Around this time, Godard assisted Rivette and Rohmer with films each was working on. Having failed in his initial attempt to make his own film, he returned to Switzerland, where he took a job as a construction worker and used the proceeds to make his first movie, the twenty-minute Operation Concrete, which his employer bought and used for promotional purposes. Following a return to Paris and the making of several shorts, Godard made his first feature-length film, Breathless, off a script by Truffaut about a penniless French thief (Belmondo) who shoots a policeman and goes on the lam with his American lover (Seberg)  Shot on a low budget and using a handheld camera—at times wielded by noted documentary cameraman Raoul Coutard as he was propelled past the actors in a wheelchair—the movie welded then-nontraditional techniques, such as the jump cut, the character aside, and the disjointed narrative, with a plethora of cinematic references that could be immediately grasped by the youthful cinema fans of the day, as well as allusions to literature, art and music. Breathless immediately and enduringly came to represent the French New Wave cinematic style, in which Godard worked for nearly a decade. Films such as 1963’s Les Carabiniers and Le Mépris (Contempt) of the same year blended action with philosophical conversation and embodied Godard’s uncompromising socialist politics and rejection of narrative conventional style; the latter work, featuring Brigitte Bardot, is widely to be the acme of modernist film. His Masculin Feminin of 1966 characterized an early cinematic blurring of gender roles, while his Week-end of 1967 lampooned bourgeois overconsumption.

By the end of the 1960s, seeking to escape his own canonization, Godard began making purely political films, many of which he collaborated on—sometimes anonymously—with other filmmakers.

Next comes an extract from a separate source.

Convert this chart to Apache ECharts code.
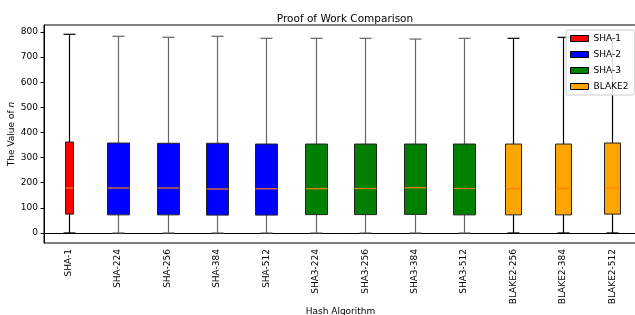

Chief among these weas Jean-Pierre Gorin, with whom Godard made Tout va bien, a 1978 political drama starring Yves Montand and Jane Fonda and accompanied by the companion piece Letter to Jane: a deconstruction of Western imperialist ideology, the nearly hour-long movie investigates a single still showing Fonda with the Viet-Cong shot during the Vietnam War.

Godard’s films of the 1980s are more autobiographical and directly expository of the filmmakers’ beliefs. (“Young people are scum,” he notes glumly in 1983’s First Name: Carmen, in which he makes a rare major-role appearance. “They didn’t invent the cigarette or the jeans. Nothing.”) They remained incendiary however, with 1985’s Hail Mary garnering a denunciation from the pope. His films of the ’90s and beyond are more elegiac in nature, addressing themes of love, aging, and separation, as well as that of conflict. Godard’s most recent film is  Le Livre d’image (The Image Book), which premiered at Cannes in 2018, where it was awarded the festival’s first “Special Palme d’Or.” “Le livre d’image is framed with an injunction to keep hope alive,” wrote Amy Taubin in her Artforum review, “a demand that comes as close to offering a definition of what great art does as you’re ever going to get from Godard.”